*Working data:*
::::::::
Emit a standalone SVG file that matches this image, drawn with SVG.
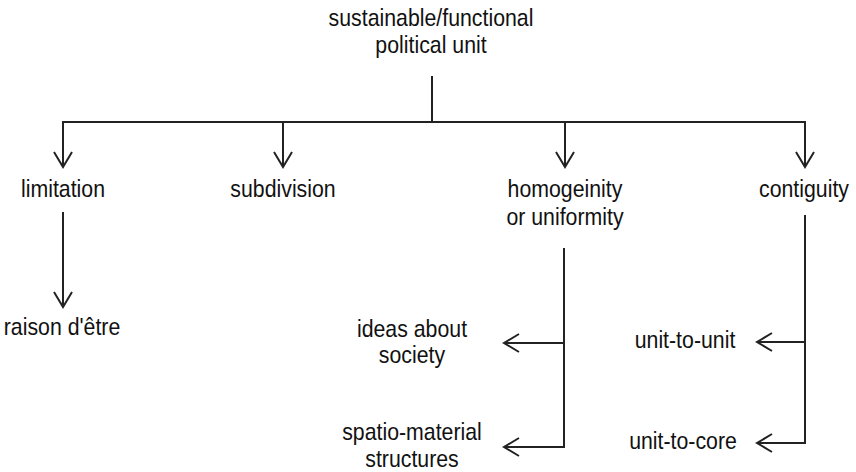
<svg xmlns="http://www.w3.org/2000/svg" width="856" height="472" viewBox="0 0 856 472">
  <style>
    .lbl { font-family: "Liberation Sans", Arial, sans-serif; font-size: 24px; fill: #111; text-anchor: middle; }
    .ln { fill: none; stroke: #222; stroke-width: 2; }
  </style>
  <defs>
    <marker id="arr" viewBox="-17 -11 19 22" refX="0" refY="0" markerWidth="19" markerHeight="22" markerUnits="userSpaceOnUse" orient="auto">
      <path d="M-15,-9 L0,0 L-15,9" fill="none" stroke="#222" stroke-width="2" stroke-linejoin="miter"/>
    </marker>
  </defs>
  <rect width="856" height="472" fill="#fff"/>

  <g id="connectors">
    <line class="ln" x1="432" y1="76" x2="432" y2="122"/>
    <line class="ln" x1="62" y1="122" x2="806" y2="122"/>
    <line class="ln" x1="63" y1="122" x2="63" y2="167" marker-end="url(#arr)"/>
    <line class="ln" x1="283" y1="122" x2="283" y2="167" marker-end="url(#arr)"/>
    <line class="ln" x1="565" y1="122" x2="565" y2="167" marker-end="url(#arr)"/>
    <line class="ln" x1="805" y1="122" x2="805" y2="167" marker-end="url(#arr)"/>
    <line class="ln" x1="63" y1="212" x2="63" y2="307" marker-end="url(#arr)"/>
    <line class="ln" x1="564" y1="248" x2="564" y2="448"/>
    <line class="ln" x1="565" y1="343" x2="504" y2="343" marker-end="url(#arr)"/>
    <line class="ln" x1="565" y1="447" x2="504" y2="447" marker-end="url(#arr)"/>
    <line class="ln" x1="805" y1="215" x2="805" y2="444"/>
    <line class="ln" x1="806" y1="342" x2="757" y2="342" marker-end="url(#arr)"/>
    <line class="ln" x1="806" y1="443" x2="757" y2="443" marker-end="url(#arr)"/>
  </g>

  <g id="root">
    <text class="lbl" transform="translate(431,26) scale(0.8875,1)">sustainable/functional</text>
    <text class="lbl" transform="translate(431,53) scale(0.8875,1)">political unit</text>
  </g>
  <g id="limitation">
    <text class="lbl" transform="translate(63,197) scale(0.8875,1)">limitation</text>
  </g>
  <g id="subdivision">
    <text class="lbl" transform="translate(283,197) scale(0.8875,1)">subdivision</text>
  </g>
  <g id="homogeneity">
    <text class="lbl" transform="translate(565,197) scale(0.8875,1)">homogeinity</text>
    <text class="lbl" transform="translate(565,225) scale(0.8875,1)">or uniformity</text>
  </g>
  <g id="contiguity">
    <text class="lbl" transform="translate(804,197) scale(0.8875,1)">contiguity</text>
  </g>
  <g id="raison">
    <text class="lbl" transform="translate(62,335) scale(0.8875,1)">raison d'être</text>
  </g>
  <g id="ideas">
    <text class="lbl" transform="translate(412,337) scale(0.8875,1)">ideas about</text>
    <text class="lbl" transform="translate(412,363) scale(0.8875,1)">society</text>
  </g>
  <g id="spatio">
    <text class="lbl" transform="translate(412,440) scale(0.8875,1)">spatio-material</text>
    <text class="lbl" transform="translate(412,467) scale(0.8875,1)">structures</text>
  </g>
  <g id="unit-to-unit">
    <text class="lbl" transform="translate(685,348) scale(0.8875,1)">unit-to-unit</text>
  </g>
  <g id="unit-to-core">
    <text class="lbl" transform="translate(683,449) scale(0.8875,1)">unit-to-core</text>
  </g>
</svg>
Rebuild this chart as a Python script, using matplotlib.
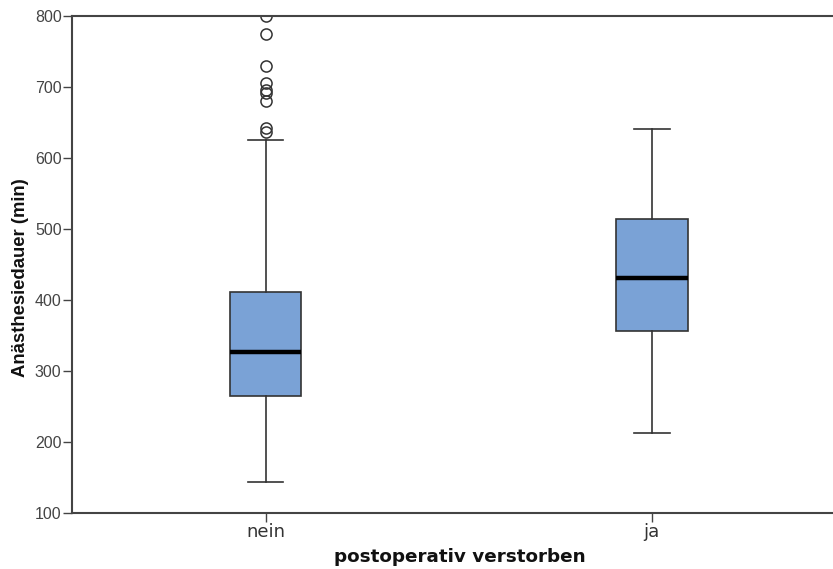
import matplotlib
matplotlib.use("Agg")
import matplotlib.pyplot as plt

categories = ["nein", "ja"]
q1 = [265, 356]
med = [327, 431]
q3 = [411, 514]
whislo = [143, 212]
whishi = [625, 641]
fliers = [[800, 775, 730, 705, 696, 691, 680, 642, 637], []]

plt.rcParams['font.family'] = ['Liberation Sans', 'DejaVu Sans']

fig = plt.figure(figsize=(8.33, 5.69), dpi=100)
ax = fig.add_axes([0.0864, 0.0984, 0.9136, 0.8735])

stats = []
for i, c in enumerate(categories):
    stats.append(dict(label=c, q1=q1[i], med=med[i], q3=q3[i],
                      whislo=whislo[i], whishi=whishi[i], fliers=fliers[i]))

ax.bxp(stats, positions=[0, 1], widths=0.186, patch_artist=True,
       boxprops=dict(facecolor='#7aa2d6', edgecolor='#333333', linewidth=1.2),
       medianprops=dict(color='black', linewidth=3.2),
       whiskerprops=dict(color='#333333', linewidth=1.2),
       capprops=dict(color='#333333', linewidth=1.2),
       capwidths=0.093,
       flierprops=dict(marker='o', markerfacecolor='none', markeredgecolor='#333333',
                       markersize=8, markeredgewidth=1.1))

ax.set_xlim(-0.501, 1.469)
ax.set_ylim(100, 800)
ax.set_yticks([100, 200, 300, 400, 500, 600, 700, 800])
ax.set_xticks([0, 1])
ax.set_xticklabels(categories, fontfamily='DejaVu Sans', fontsize=13)

for s in ['left', 'bottom', 'top']:
    ax.spines[s].set_color('#444444')
    ax.spines[s].set_linewidth(1.5)
ax.spines['right'].set_visible(False)

ax.tick_params(axis='y', colors='#444444', labelcolor='#444444', labelsize=11.5, length=6.5, width=1, pad=1)
ax.tick_params(axis='x', colors='#444444', labelcolor='#333333', length=6.5, width=1, pad=1)
ax.set_ylabel('Anästhesiedauer (min)', fontsize=13.3, fontweight='bold', color='#111111')
ax.yaxis.set_label_coords(-0.056, 0.473)
ax.set_xlabel('postoperativ verstorben', fontsize=13.2, fontweight='bold', color='#111111',
              fontfamily='DejaVu Sans')
ax.xaxis.set_label_coords(0.51, -0.071)

fig.savefig('out.png', dpi=100)
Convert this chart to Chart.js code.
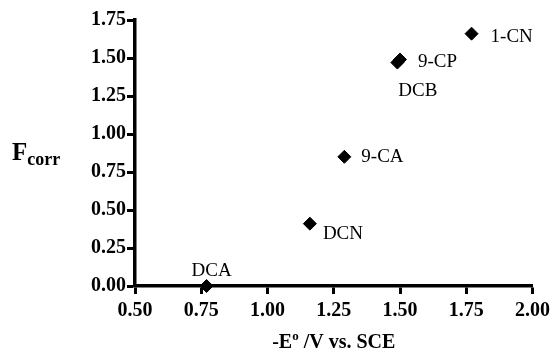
<!DOCTYPE html>
<html><head><meta charset="utf-8">
<script src="https://cdn.jsdelivr.net/npm/chart.js@4/dist/chart.umd.min.js"></script>
<style>html,body{margin:0;padding:0;background:#fff}#wrap{width:555px;height:352px;position:relative}</style>
</head><body><div id="wrap"><canvas id="c" width="555" height="352"></canvas></div>
<script>
// ---- data ----
const compounds  = ['DCA', 'DCN', '9-CA', 'DCB', '9-CP', '1-CN'];
const potentials = [0.77, 1.16, 1.29, 1.49, 1.50, 1.77];   // -E° / V vs. SCE
const fcorr      = [0.00, 0.41, 0.85, 1.47, 1.49, 1.66];   // F_corr
const xTicks = [0.50, 0.75, 1.00, 1.25, 1.50, 1.75, 2.00];
const yTicks = [0.00, 0.25, 0.50, 0.75, 1.00, 1.25, 1.50, 1.75];

// ---- label placement (pixel offsets from point) ----
const labelOffsets = {
  'DCA': [-15, -15], 'DCN': [13, 10], '9-CA': [17, 0],
  'DCB': [1, 28], '9-CP': [18, 2], '1-CN': [19, 3]
};

const SERIF = '"Liberation Serif", "Times New Roman", serif';

const labelPlugin = {
  id: 'pointLabels',
  afterDatasetsDraw(chart) {
    const ctx = chart.ctx;
    const meta = chart.getDatasetMeta(0);
    ctx.save();
    ctx.fillStyle = '#000';
    ctx.font = '19px ' + SERIF;
    ctx.textAlign = 'left';
    ctx.textBaseline = 'middle';
    meta.data.forEach((pt, i) => {
      const name = compounds[i];
      const off = labelOffsets[name] || [10, 0];
      ctx.fillText(name, pt.x + off[0], pt.y + off[1]);
    });
    ctx.restore();
  }
};

const titlePlugin = {
  id: 'axisTitles',
  afterDraw(chart) {
    const ctx = chart.ctx;
    ctx.save();
    ctx.fillStyle = '#000';
    ctx.textBaseline = 'alphabetic';
    ctx.textAlign = 'left';
    // Y title: F_corr
    ctx.font = 'bold 25px ' + SERIF;
    ctx.fillText('F', 12, 160);
    const fw = ctx.measureText('F').width;
    ctx.font = 'bold 18px ' + SERIF;
    ctx.fillText('corr', 12 + fw, 165);
    // X title: -E° /V vs. SCE
    const a = chart.chartArea;
    const cx = (a.left + a.right) / 2;
    const p1 = '-E', p2 = 'o', p3 = ' /V vs. SCE';
    ctx.font = 'bold 20px ' + SERIF;
    const w1 = ctx.measureText(p1).width, w3 = ctx.measureText(p3).width;
    ctx.font = 'bold 13px ' + SERIF;
    const w2 = ctx.measureText(p2).width;
    let x = cx - (w1 + w2 + w3) / 2;
    const by = 348;
    ctx.font = 'bold 20px ' + SERIF;
    ctx.fillText(p1, x, by); x += w1;
    ctx.font = 'bold 13px ' + SERIF;
    ctx.fillText(p2, x, by - 8); x += w2;
    ctx.font = 'bold 20px ' + SERIF;
    ctx.fillText(p3, x, by);
    ctx.restore();
  }
};

new Chart(document.getElementById('c'), {
  type: 'scatter',
  data: {
    datasets: [{
      data: potentials.map((x, i) => ({ x: x, y: fcorr[i] })),
      pointStyle: 'rectRot',
      pointRadius: 6.5,
      pointBorderWidth: 1,
      backgroundColor: '#000',
      borderColor: '#000',
      clip: false
    }]
  },
  options: {
    responsive: false,
    devicePixelRatio: 1,
    animation: false,
    events: [],
    layout: { padding: { top: 20, right: 20, left: 0, bottom: 0 } },
    plugins: { legend: { display: false }, tooltip: { enabled: false } },
    scales: {
      x: {
        type: 'linear',
        min: 0.5, max: 2.0,
        afterFit(s) { s.height = 66; },
        afterBuildTicks(s) { s.ticks = xTicks.map(v => ({ value: v })); },
        border: { display: true, color: '#000', width: 3.5 },
        grid: { display: true, drawOnChartArea: false, drawTicks: true, tickLength: 8, tickWidth: 3, tickColor: '#000' },
        ticks: {
          color: '#000', padding: 5, maxRotation: 0,
          font: { family: SERIF, size: 20, weight: 'bold' },
          callback: v => Number(v).toFixed(2)
        }
      },
      y: {
        type: 'linear',
        min: 0, max: 1.75,
        afterFit(s) { s.width = 135; },
        afterBuildTicks(s) { s.ticks = yTicks.map(v => ({ value: v })); },
        border: { display: true, color: '#000', width: 3.5 },
        grid: { display: true, drawOnChartArea: false, drawTicks: true, tickLength: 8, tickWidth: 3, tickColor: '#000' },
        ticks: {
          color: '#000', padding: 1,
          font: { family: SERIF, size: 20, weight: 'bold' },
          callback: v => Number(v).toFixed(2)
        }
      }
    }
  },
  plugins: [labelPlugin, titlePlugin]
});
</script>
</body></html>
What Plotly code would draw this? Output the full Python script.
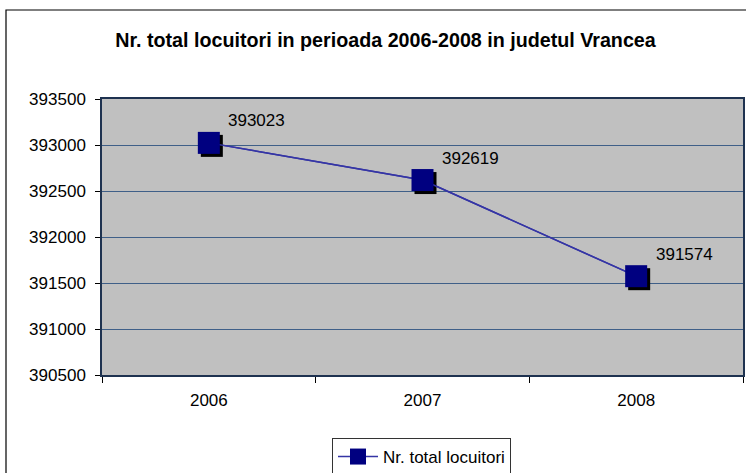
import plotly.graph_objects as go

# ---- data ----
years = ["2006", "2007", "2008"]
locuitori = [393023, 392619, 391574]
series_name = "Nr. total locuitori"
title_text = "Nr. total locuitori in perioada 2006-2008 in judetul Vrancea"
y_min, y_max, y_step = 390500, 393500, 500

# ---- geometry ----
W, H = 746, 473
ml, mr, mt, mb = 102, 3, 99, 98
plot_w = W - ml - mr
plot_h = H - mt - mb
shadow_px = 3
dx = shadow_px * (len(years)) / plot_w          # category units per 3px
dy = shadow_px * (y_max - y_min) / plot_h        # value units per 3px

FONT = "Liberation Sans, Arial, sans-serif"
LINE_COLOR = "#3535a5"
MARKER_COLOR = "#000080"
GRID_COLOR = "#3f5f88"
FRAME_COLOR = "#1e3250"

fig = go.Figure()

# base line (under the shadows)
fig.add_trace(go.Scatter(
    x=years, y=locuitori, mode="lines",
    line=dict(color=LINE_COLOR, width=1.5),
    showlegend=False, hoverinfo="skip",
    xaxis="x", yaxis="y",
))
# marker shadows, drawn on shifted overlay axes
fig.add_trace(go.Scatter(
    x=years, y=locuitori, mode="markers",
    marker=dict(symbol="square", size=22, color="black", line=dict(width=0)),
    showlegend=False, hoverinfo="skip",
    xaxis="x2", yaxis="y2", cliponaxis=False,
))
# main series
fig.add_trace(go.Scatter(
    x=years, y=locuitori, mode="lines+markers", name=series_name,
    line=dict(color=LINE_COLOR, width=1.5),
    marker=dict(symbol="square", size=22, color=MARKER_COLOR, line=dict(width=0)),
    xaxis="x3", yaxis="y3", cliponaxis=False,
))

# data labels (category axis positions given as category index)
for i, v in enumerate(locuitori):
    fig.add_annotation(
        x=i, y=v, xref="x", yref="y", text=str(v), showarrow=False,
        xanchor="center", yanchor="middle", xshift=48, yshift=22,
        font=dict(family=FONT, size=17, color="black"),
    )

# outer chart border (right and bottom sides fall outside the picture)
fig.add_shape(
    type="rect", xref="paper", yref="paper",
    x0=(6 - ml) / plot_w, x1=(W + 40 - ml) / plot_w,
    y0=(plot_h + mt - (H + 40)) / plot_h, y1=(plot_h + mt - 10) / plot_h,
    line=dict(color="black", width=1.2), fillcolor="rgba(0,0,0,0)", layer="below",
)

cat_range = [-0.5, len(years) - 0.5]
fig.update_layout(
    width=W, height=H,
    margin=dict(l=ml, r=mr, t=mt, b=mb, autoexpand=False),
    paper_bgcolor="white",
    plot_bgcolor="#c0c0c0",
    font=dict(family=FONT, size=17, color="black"),
    title=dict(
        text=title_text, x=385.5 / W, xanchor="center",
        y=1 - 40 / H, yanchor="middle",
        font=dict(family=FONT, size=19.7, color="black", weight="bold"),
    ),
    xaxis=dict(
        type="category", categoryorder="array", categoryarray=years,
        range=cat_range, tickson="boundaries", ticks="outside", ticklen=6,
        tickcolor="black", showgrid=False, showline=True, mirror=True,
        linecolor=FRAME_COLOR, linewidth=1.5, ticklabelstandoff=9,
        tickfont=dict(family=FONT, size=17), fixedrange=True,
    ),
    yaxis=dict(
        range=[y_min, y_max], dtick=y_step, tick0=y_min, tickformat="d",
        ticks="outside", ticklen=5, tickcolor="black",
        showgrid=True, gridcolor=GRID_COLOR, gridwidth=1,
        showline=True, mirror=True, linecolor=FRAME_COLOR, linewidth=1.5,
        zeroline=False, ticklabelstandoff=6,
        tickfont=dict(family=FONT, size=17), fixedrange=True,
    ),
    xaxis2=dict(
        type="category", categoryorder="array", categoryarray=years,
        range=[cat_range[0] - dx, cat_range[1] - dx],
        overlaying="x", visible=False, fixedrange=True,
    ),
    yaxis2=dict(
        range=[y_min + dy, y_max + dy], overlaying="y", visible=False,
        fixedrange=True,
    ),
    xaxis3=dict(
        type="category", categoryorder="array", categoryarray=years,
        range=cat_range, overlaying="x", visible=False, fixedrange=True,
    ),
    yaxis3=dict(
        range=[y_min, y_max], overlaying="y", visible=False, fixedrange=True,
    ),
    legend=dict(
        x=(421.5 - ml) / plot_w, xanchor="center",
        y=(plot_h + mt - 438) / plot_h, yanchor="top",
        orientation="h", bgcolor="white", bordercolor="#333333", borderwidth=1,
        font=dict(family=FONT, size=17), itemwidth=40,
    ),
    showlegend=True,
)

fig.write_html(
    "out.html",
    config={"displayModeBar": False},
    post_script="document.body.style.margin='0';document.body.style.padding='0';",
)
::::::::
*Task goal:*
Leave out the pictures and transcribe exactly the lines from the one containing "Rebuild this chart" through the one containing "plt.rcParams['font.family'] = ['Liberation".

*Task solution:*
Rebuild this chart as a Python script, using matplotlib.
import matplotlib
matplotlib.use("Agg")
import matplotlib.pyplot as plt

categories = ["nein", "ja"]
q1 = [265, 356]
med = [327, 431]
q3 = [411, 514]
whislo = [143, 212]
whishi = [625, 641]
fliers = [[800, 775, 730, 705, 696, 691, 680, 642, 637], []]

plt.rcParams['font.family'] = ['Liberation Sans', 'DejaVu Sans']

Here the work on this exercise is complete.